The 5 Best Videos Of The Week
Someone really let Billy Corgan direct his own 40-minute silent film, the thing he decided to do rather than making a bunch of actual music videos. I dare anyone not related to Corgan to sit through the entire thing. Just scrubbing through Pillbox so I could post about it was a painful experience. As a result, I can’t tell you exactly how pretentious the whole thing is. I can only tell you that it is, beyond a shadow of a doubt, very pretentious. This week’s picks — which are really the picks for the last two weeks, because Thanksgiving happened — are below.
5. Post Malone – “Rockstar” (Feat. 21 Savage) (Dir. Emil Nava)
There were a lot of traditionally good music videos in the last two weeks that I could’ve put in this spot — videos that don’t, for instance, have a blurry camera-effect thing going on for the entire time. But I am a man with a particular set of tastes, and if a rapper is going to get in a Takashi Miike-style bloody samurai-sword battle in a music video, well, then I am going to appreciate that effort.
4. Dead Cross – “Church Of The Motherfuckers” (Dir. Michael Panduro)
Lots of music videos appropriate horror-movie imagery or go for transgressive shock value. Very few actually achieve any sort of squirmy what the fuck reaction. This one does.

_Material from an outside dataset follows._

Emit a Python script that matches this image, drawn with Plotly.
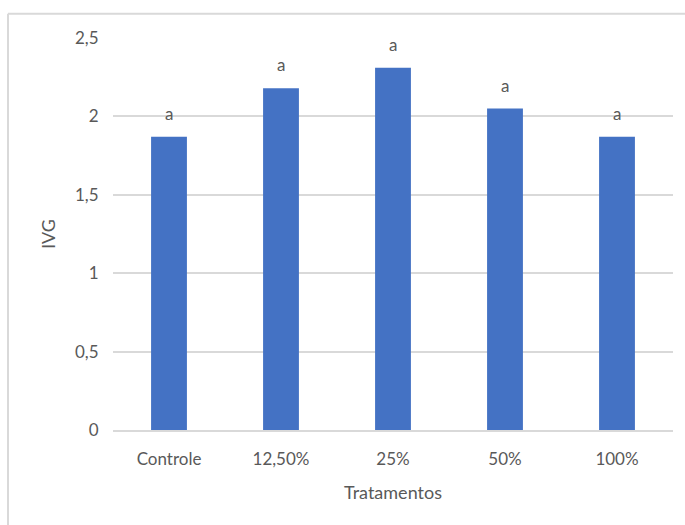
import plotly.graph_objects as go

# Germination speed index (IVG) per treatment
tratamentos = ["Controle", "12,50%", "25%", "50%", "100%"]
ivg = [1.87, 2.18, 2.31, 2.05, 1.87]
letras = ["a", "a", "a", "a", "a"]

text_color = "#595959"
grid_color = "#d9d9d9"
font_family = "Lato, 'Open Sans', sans-serif"

fig = go.Figure()
fig.add_trace(go.Bar(
    x=tratamentos,
    y=ivg,
    marker=dict(color="#4472C4", line=dict(width=0)),
    hoverinfo="x+y",
))

# significance letters above each bar
for cat, val, letra in zip(tratamentos, ivg, letras):
    fig.add_annotation(
        x=cat, y=val, text=letra, showarrow=False,
        yanchor="bottom", yshift=11,
        font=dict(family=font_family, size=17, color=text_color),
    )

# light chart-area frame (top and left edges)
fig.add_shape(type="line", xref="paper", yref="paper",
              x0=-0.1875, x1=1.1, y0=1.062, y1=1.062,
              line=dict(color=grid_color, width=2))
fig.add_shape(type="line", xref="paper", yref="paper",
              x0=-0.1875, x1=-0.1875, y0=-0.3, y1=1.062,
              line=dict(color=grid_color, width=2))

fig.update_layout(
    width=685, height=525,
    margin=dict(l=113, r=12, t=38, b=95),
    paper_bgcolor="white",
    plot_bgcolor="white",
    bargap=0.68,
    separators=",.",
    showlegend=False,
    font=dict(family=font_family, size=17, color=text_color),
    xaxis=dict(
        title=dict(text="Tratamentos", font=dict(size=18, color=text_color), standoff=18),
        showgrid=False,
        showline=True, linecolor=grid_color, linewidth=1.5,
        ticks="outside", ticklen=13, tickcolor="rgba(0,0,0,0)",
        tickfont=dict(size=17, color=text_color),
    ),
    yaxis=dict(
        title=dict(text="IVG", font=dict(size=18, color=text_color), standoff=14),
        range=[0, 2.5], dtick=0.5,
        showgrid=True, gridcolor=grid_color, gridwidth=1.5,
        zeroline=False, showline=False,
        ticks="outside", ticklen=10, tickcolor="rgba(0,0,0,0)",
        tickfont=dict(size=17, color=text_color),
    ),
)

fig.write_html("out.html")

3. Alt-J – “Pleader” (Dir. Isaiah Seret)
I have no idea what the fuck is happening here, but it’s done with such grand cinematic style that it ends up being a powerful, oddly moving vision anyway.
2. BTS – “Mic Drop (Steve Aoki Remix)” (Dir. Kim Sung-wook)
I fell into a YouTube hole the other day after reading my colleague Chris DeVille’s piece on the K-pop boy band a few days ago. I’d been sleeping on them, and it turns out that I’ve been missing out on our prime current source of slick, over-the-top pop-video spectacle. I pledge to do better.
5. SSION – “Comeback” (Dir. Cody Critcheloe)
And speaking of slick, over-the-top pop-video spectacles! SSION mastermind Cody Critcheloe has been making strange mutations of those for years, and he’s been doing them in Kansas City, on indie budgets. It is an unalloyed delight to have him back at it.